## REQUIRED TASK
Open with the line that has "Emit a component"; close with the line that has "Chart.register(...registerables);". Retype those lines exactly, images excluded.

## WORKING DATA
________________

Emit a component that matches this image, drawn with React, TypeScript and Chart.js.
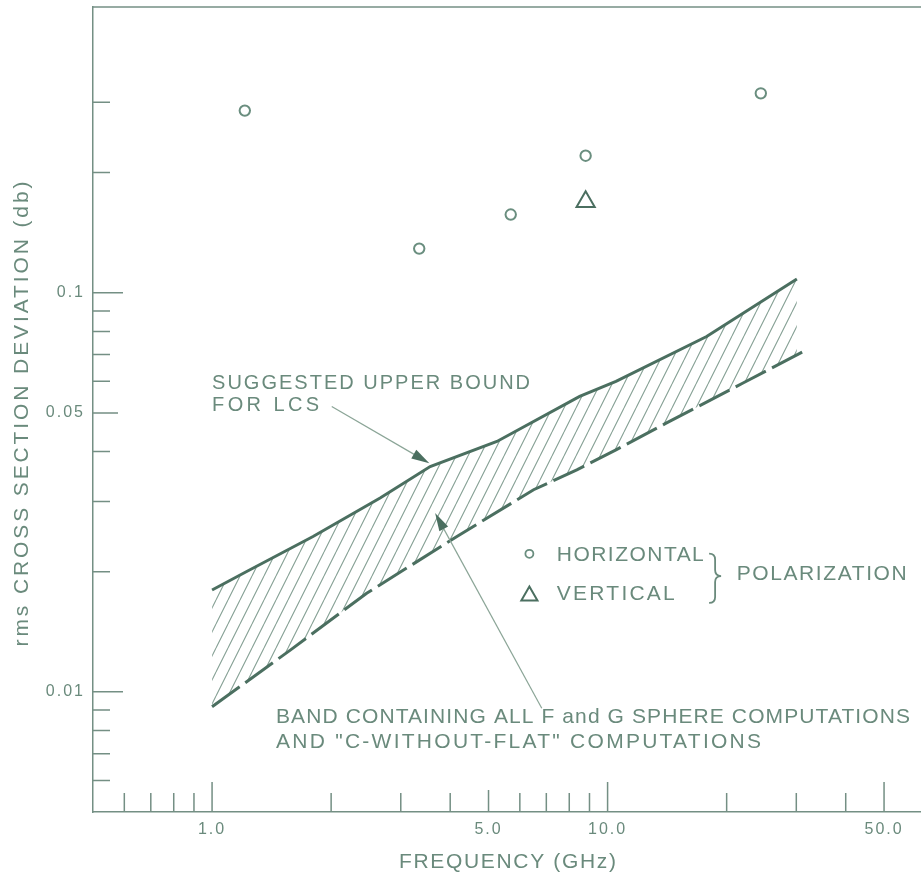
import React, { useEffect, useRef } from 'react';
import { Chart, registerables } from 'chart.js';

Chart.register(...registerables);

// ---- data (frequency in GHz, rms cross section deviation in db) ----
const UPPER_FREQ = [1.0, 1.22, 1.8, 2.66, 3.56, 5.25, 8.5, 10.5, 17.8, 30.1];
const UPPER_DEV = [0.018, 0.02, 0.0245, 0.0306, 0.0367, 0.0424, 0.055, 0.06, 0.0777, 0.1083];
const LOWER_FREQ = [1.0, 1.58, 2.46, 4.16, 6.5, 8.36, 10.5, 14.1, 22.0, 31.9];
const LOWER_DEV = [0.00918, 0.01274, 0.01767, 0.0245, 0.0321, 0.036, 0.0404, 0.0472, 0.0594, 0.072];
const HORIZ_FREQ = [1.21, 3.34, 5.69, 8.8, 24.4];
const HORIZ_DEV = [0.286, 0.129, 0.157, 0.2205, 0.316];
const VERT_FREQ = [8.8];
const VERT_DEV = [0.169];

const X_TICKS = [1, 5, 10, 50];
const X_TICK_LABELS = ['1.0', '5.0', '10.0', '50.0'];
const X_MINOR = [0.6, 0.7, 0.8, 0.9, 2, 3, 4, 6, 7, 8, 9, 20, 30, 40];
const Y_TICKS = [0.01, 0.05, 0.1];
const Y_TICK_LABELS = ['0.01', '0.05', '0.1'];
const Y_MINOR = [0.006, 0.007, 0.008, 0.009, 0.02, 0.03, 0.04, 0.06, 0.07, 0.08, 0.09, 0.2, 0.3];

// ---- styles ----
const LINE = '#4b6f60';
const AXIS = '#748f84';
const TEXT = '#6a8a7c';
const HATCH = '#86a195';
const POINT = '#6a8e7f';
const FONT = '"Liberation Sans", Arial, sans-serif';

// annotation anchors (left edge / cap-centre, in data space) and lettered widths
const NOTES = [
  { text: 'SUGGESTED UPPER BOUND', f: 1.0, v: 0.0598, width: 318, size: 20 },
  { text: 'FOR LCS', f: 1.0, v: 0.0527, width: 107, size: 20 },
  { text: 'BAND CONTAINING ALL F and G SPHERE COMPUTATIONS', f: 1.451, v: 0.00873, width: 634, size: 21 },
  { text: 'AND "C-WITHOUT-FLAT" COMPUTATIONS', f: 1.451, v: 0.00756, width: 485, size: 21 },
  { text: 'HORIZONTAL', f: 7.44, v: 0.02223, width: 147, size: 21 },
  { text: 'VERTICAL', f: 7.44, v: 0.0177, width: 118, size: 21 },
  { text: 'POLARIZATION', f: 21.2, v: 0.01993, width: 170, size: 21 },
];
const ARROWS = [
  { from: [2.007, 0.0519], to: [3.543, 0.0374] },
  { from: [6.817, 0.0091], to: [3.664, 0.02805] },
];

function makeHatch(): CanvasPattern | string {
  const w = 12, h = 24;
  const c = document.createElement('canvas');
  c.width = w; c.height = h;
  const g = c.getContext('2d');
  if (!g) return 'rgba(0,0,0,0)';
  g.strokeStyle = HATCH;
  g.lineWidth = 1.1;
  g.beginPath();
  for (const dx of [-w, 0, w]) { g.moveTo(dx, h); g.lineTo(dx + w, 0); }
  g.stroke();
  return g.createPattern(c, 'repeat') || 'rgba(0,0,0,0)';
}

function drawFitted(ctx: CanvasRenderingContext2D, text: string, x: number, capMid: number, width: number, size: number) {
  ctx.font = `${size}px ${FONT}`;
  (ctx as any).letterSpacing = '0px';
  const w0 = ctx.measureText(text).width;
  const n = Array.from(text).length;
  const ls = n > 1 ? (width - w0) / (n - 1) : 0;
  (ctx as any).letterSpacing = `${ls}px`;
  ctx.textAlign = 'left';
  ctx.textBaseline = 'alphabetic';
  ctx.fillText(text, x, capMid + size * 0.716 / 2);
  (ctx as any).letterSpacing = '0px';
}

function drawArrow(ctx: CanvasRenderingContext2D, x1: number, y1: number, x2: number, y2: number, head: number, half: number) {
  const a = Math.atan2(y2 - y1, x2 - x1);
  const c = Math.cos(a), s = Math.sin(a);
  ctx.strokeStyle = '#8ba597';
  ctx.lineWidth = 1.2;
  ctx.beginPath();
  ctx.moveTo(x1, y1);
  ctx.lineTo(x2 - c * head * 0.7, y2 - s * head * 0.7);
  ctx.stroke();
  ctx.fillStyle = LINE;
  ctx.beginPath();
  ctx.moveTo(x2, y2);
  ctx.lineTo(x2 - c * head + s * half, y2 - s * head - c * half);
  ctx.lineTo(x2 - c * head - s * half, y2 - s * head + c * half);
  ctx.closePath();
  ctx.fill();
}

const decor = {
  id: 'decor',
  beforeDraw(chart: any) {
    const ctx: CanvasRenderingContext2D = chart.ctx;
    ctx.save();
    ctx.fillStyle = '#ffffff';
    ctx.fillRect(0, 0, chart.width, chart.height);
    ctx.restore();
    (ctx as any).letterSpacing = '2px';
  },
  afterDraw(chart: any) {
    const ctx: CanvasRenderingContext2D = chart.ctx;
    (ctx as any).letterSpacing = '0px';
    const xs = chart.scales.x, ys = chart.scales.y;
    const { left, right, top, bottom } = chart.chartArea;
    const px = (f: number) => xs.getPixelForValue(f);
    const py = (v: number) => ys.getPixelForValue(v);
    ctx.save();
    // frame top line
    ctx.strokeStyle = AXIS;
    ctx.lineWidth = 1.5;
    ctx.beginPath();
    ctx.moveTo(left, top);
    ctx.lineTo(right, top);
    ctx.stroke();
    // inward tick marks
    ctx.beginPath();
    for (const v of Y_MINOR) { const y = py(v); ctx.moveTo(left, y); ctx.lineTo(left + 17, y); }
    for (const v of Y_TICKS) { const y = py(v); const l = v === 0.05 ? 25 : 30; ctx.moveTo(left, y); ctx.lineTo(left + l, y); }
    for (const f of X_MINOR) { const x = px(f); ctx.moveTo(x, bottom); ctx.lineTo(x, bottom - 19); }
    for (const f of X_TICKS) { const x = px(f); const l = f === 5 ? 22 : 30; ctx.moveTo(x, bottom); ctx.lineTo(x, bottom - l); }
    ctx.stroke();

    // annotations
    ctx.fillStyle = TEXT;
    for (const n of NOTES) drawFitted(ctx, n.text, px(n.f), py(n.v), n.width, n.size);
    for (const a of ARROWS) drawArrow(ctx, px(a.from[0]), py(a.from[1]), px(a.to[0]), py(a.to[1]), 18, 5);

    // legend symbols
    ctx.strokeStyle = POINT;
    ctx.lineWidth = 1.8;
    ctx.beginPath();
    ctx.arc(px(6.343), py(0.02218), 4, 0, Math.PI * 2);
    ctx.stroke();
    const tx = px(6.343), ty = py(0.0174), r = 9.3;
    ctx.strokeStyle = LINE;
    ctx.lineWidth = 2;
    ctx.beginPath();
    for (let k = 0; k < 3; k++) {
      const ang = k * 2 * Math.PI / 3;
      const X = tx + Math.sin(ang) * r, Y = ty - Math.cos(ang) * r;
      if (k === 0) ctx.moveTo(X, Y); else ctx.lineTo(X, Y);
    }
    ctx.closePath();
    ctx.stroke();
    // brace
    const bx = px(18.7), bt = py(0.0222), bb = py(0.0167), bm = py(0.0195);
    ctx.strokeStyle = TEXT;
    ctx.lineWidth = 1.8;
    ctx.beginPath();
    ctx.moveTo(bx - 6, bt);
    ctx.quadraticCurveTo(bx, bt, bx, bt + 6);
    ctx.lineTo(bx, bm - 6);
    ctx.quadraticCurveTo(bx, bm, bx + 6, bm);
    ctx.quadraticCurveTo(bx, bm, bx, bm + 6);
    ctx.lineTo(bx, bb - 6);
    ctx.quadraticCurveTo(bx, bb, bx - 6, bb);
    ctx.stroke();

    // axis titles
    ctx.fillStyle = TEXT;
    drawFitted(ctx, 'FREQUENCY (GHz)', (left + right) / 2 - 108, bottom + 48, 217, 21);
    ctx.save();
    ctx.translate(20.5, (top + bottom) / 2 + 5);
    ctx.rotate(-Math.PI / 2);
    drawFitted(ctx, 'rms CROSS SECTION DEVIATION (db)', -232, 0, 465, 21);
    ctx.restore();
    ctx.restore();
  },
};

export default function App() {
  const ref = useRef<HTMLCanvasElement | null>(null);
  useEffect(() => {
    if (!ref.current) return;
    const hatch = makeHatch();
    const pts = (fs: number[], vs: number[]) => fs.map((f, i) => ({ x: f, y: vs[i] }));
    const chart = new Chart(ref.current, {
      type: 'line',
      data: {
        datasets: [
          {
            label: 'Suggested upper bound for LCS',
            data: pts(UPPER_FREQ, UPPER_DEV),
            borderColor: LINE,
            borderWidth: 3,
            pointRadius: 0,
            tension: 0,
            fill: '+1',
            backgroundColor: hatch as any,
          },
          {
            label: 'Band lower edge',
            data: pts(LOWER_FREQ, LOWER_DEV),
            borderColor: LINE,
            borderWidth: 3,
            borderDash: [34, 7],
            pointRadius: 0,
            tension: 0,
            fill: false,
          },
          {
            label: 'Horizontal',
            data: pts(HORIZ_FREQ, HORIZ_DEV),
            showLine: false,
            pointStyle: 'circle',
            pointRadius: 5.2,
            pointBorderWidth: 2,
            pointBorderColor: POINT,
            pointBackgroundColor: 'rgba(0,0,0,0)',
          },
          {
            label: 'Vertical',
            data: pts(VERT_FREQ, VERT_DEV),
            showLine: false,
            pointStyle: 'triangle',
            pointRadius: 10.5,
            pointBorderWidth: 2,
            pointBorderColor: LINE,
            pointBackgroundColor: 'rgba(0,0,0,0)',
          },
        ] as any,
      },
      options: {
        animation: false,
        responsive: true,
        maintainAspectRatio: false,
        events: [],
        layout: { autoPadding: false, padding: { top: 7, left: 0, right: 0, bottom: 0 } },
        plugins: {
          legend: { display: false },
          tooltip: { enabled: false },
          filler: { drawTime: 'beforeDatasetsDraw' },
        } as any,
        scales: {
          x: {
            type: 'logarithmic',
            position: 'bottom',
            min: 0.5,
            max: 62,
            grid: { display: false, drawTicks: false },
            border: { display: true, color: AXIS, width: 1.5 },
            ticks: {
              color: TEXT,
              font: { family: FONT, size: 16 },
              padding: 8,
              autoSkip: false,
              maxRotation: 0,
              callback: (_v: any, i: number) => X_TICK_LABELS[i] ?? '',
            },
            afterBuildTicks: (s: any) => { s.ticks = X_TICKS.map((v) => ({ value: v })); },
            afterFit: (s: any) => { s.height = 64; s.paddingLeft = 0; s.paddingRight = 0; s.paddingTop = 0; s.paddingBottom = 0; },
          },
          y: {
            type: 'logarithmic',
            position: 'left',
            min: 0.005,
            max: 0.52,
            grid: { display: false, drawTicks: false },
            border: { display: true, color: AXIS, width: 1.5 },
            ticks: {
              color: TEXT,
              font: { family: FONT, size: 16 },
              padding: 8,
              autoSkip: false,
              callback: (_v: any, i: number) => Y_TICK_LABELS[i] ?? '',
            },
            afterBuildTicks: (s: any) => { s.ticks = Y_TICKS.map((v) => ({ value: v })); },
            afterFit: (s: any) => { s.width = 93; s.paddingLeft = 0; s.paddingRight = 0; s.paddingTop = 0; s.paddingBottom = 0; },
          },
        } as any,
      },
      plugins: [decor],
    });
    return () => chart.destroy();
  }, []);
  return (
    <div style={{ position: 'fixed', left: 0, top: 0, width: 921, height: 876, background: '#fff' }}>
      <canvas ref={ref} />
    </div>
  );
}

________________

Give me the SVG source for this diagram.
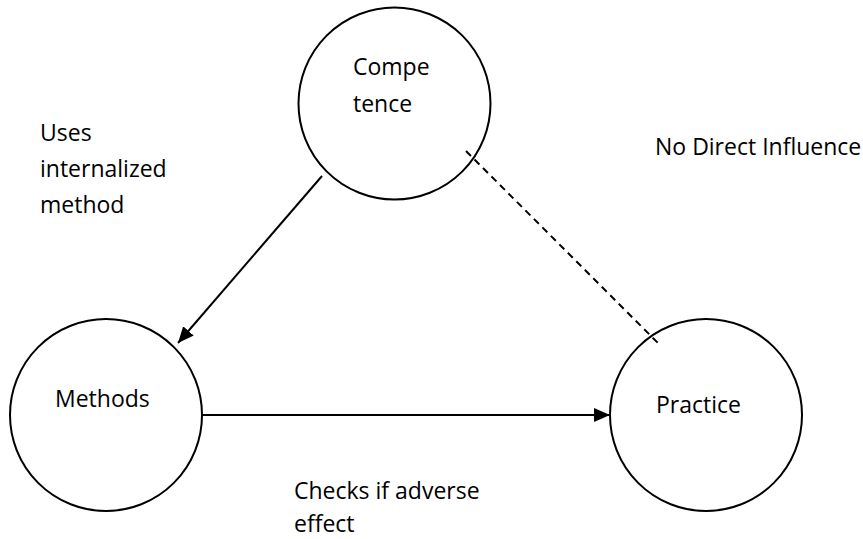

________________

## RESPONSE TO THE TASK
Emit a component that matches this image, drawn with React, TypeScript and Chart.js.
import React, { useEffect, useRef } from 'react';
import { Chart, registerables } from 'chart.js';

Chart.register(...registerables);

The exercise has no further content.